Our inspiration comes from the 217 million people in the world who have moderate to severe vision impairment, and 36 million people who are fully blind. In our modern society, with all its comforts, it is easy to forget that there are so many people who do not have the same luxuries as us. It is unthinkably difficult for these visually impaired individuals to navigate everyday life and activities. We believe that the new technology of this era presents a potential solution to this issue.
What it does
InsightAI detects the location and size of common objects in real time. This data is necessitated by our novel 3D audio spatialization algorithm, which in turn, powers our Augmented Reality audio system. This system communicates the location of said objects to the user and allows for the formulation of a mental heatmap of the world. All of this is done through just a conventional mobile smartphone and headphones. This process can be terminated simply using our intuitive haptic user experience. It also supports multiple languages in order for the project to be scalable to other countries and cultures.
How we built it
We used Tensorflow.js for the real-time object detection. It is trained on the COCO Single Shot MultiBox Detection dataset with 90 object classes and 330,000 images. We then convert the object(s) into an audio signal via a text-to-speech algorithm with natural language synthesis that supports multiple languages. We then used a custom algorithm to effectively deliver the AR audio to the user’s audio device, in such a manner, that the user can understand the location of the indicated object. In order to properly interface with the visually impaired, we focused on minimalistic and intuitive audio-first design principles to facilitate usage by the intended audience. Finally we hosted the entire web app on Zeit to allow it to be accessible to everyone.
How does the augmented reality (AR) sound system work?

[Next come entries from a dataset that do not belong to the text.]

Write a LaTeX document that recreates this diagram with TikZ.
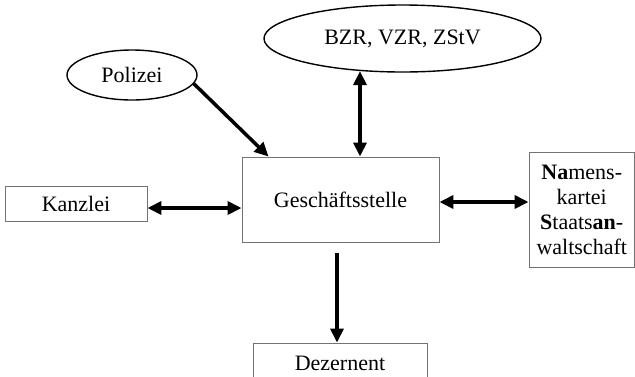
\documentclass[tikz,border=0pt]{standalone}
\usepackage{fontspec}
\setmainfont{Liberation Serif}
\usetikzlibrary{arrows.meta,calc,shapes.geometric}
\begin{document}
\begin{tikzpicture}[x=1pt,y=-1pt,
  every node/.style={font=\fontsize{22}{25}\selectfont, inner sep=0pt},
  box/.style={draw=black!55, line width=0.9pt, rectangle, align=center},
  oval/.style={draw=black, line width=1.4pt, ellipse},
  conn/.style={line width=3.5pt, -{Triangle[length=14pt,width=13pt]}},
  biconn/.style={line width=3.5pt, {Triangle[length=14pt,width=13pt]}-{Triangle[length=14pt,width=13pt]}}]
\useasboundingbox[fill=white] (0,0) rectangle (635,376);
\node[oval, minimum width=277pt, minimum height=67pt] (bzr) at (402.5,38.5) {BZR, VZR, ZStV};
\node[oval, minimum width=130pt, minimum height=50pt] (pol) at (132,75) {Polizei};
\node[box, minimum width=197pt, minimum height=85pt] (gs) at (340.5,199.5) {Geschäftsstelle};
\node[box, minimum width=142pt, minimum height=35pt] (kan) at (76,203.5) {Kanzlei};
\node[box, minimum width=105.5pt, minimum height=115pt] (nam) at (581.75,209.5) {\textbf{Na}mens-\\kartei\\\textbf{S}taats\textbf{an}-\\waltschaft};
\node[box, minimum width=174pt, minimum height=40pt] (dez) at (340,363) {Dezernent};
\coordinate (gsT) at ($(gs.north)+(19.5,0)$);
\coordinate (polT) at ($(gs.north west)+(27,0)$);
\coordinate (dezS) at ($(gs.south)+(-3.5,11)$);
\coordinate (kanE) at ($(kan.east)+(0,4.5)$);
\coordinate (gsE) at ($(gs.east)+(0,2.5)$);
\draw[conn] (pol.-8) -- (polT);
\draw[biconn] (gsT |- bzr.218) -- (gsT);
\draw[biconn] (kanE) -- (gs.west |- kanE);
\draw[biconn] (gsE) -- (nam.west |- gsE);
\draw[conn] (dezS) -- (dezS |- dez.north);
\end{tikzpicture}
\end{document}
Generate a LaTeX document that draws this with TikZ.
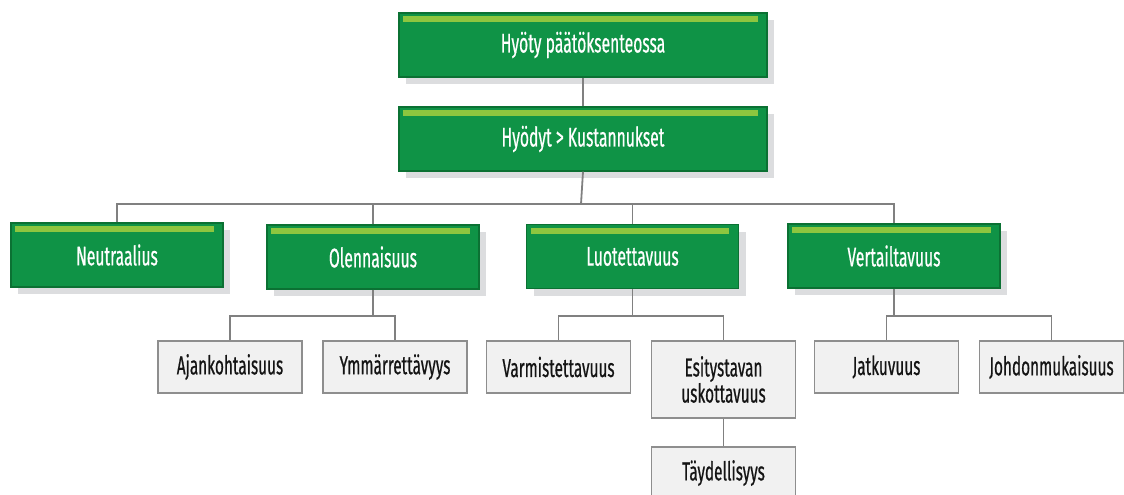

The sound is outputted binaurally through the web audio API. This means that we play each headphone or earbud differently, based on the location of the object. The differentiation in the sound is determined by our algorithm. You can think of our algorithm as a program that creates an mental audio data heatmap of the world around the user. Because of this immersive system, the user can very intuitively locate objects.
Challenges we ran into
There were a multitude of bugs, which were eventually solved through discussion and collaboration. One such bug was that the audio was quite slow and did not match with the rate of object detection, because we were downloading the audio snippet from an external source for every frame. We found a solution to this problem by downloading the files locally and playing those files complementing the objects detected. Additionally, we ran into many issues pertaining to getting the tensorflow.js model to work with mobile instead of desktop.
Accomplishments that we're proud of and what we learned
We are proud that we learned how to use Tensorflow.js to recognize many objects in real time, as this was one of our first projects that used live ML, and we are very proud of how it turned out. We also learned how to use the Web Audio API and created a surround sound left and right channel system using headphones. Further, this was one of our first projects to integrate AR.
What's next for InsightAI
We will definitely be updating our project in the future to support more functionality. For example, optical character recognition and facial recognition could be used to greatly make the lives of the visually impaired in everyday life. Imagine if the blind could immediately recognize people they knew through such a system. An integrated OCR system would also eliminate the need for braille, and allow for much easier navigation of both everyday life. Our app is very capable of scaling up to multiple different languages as well.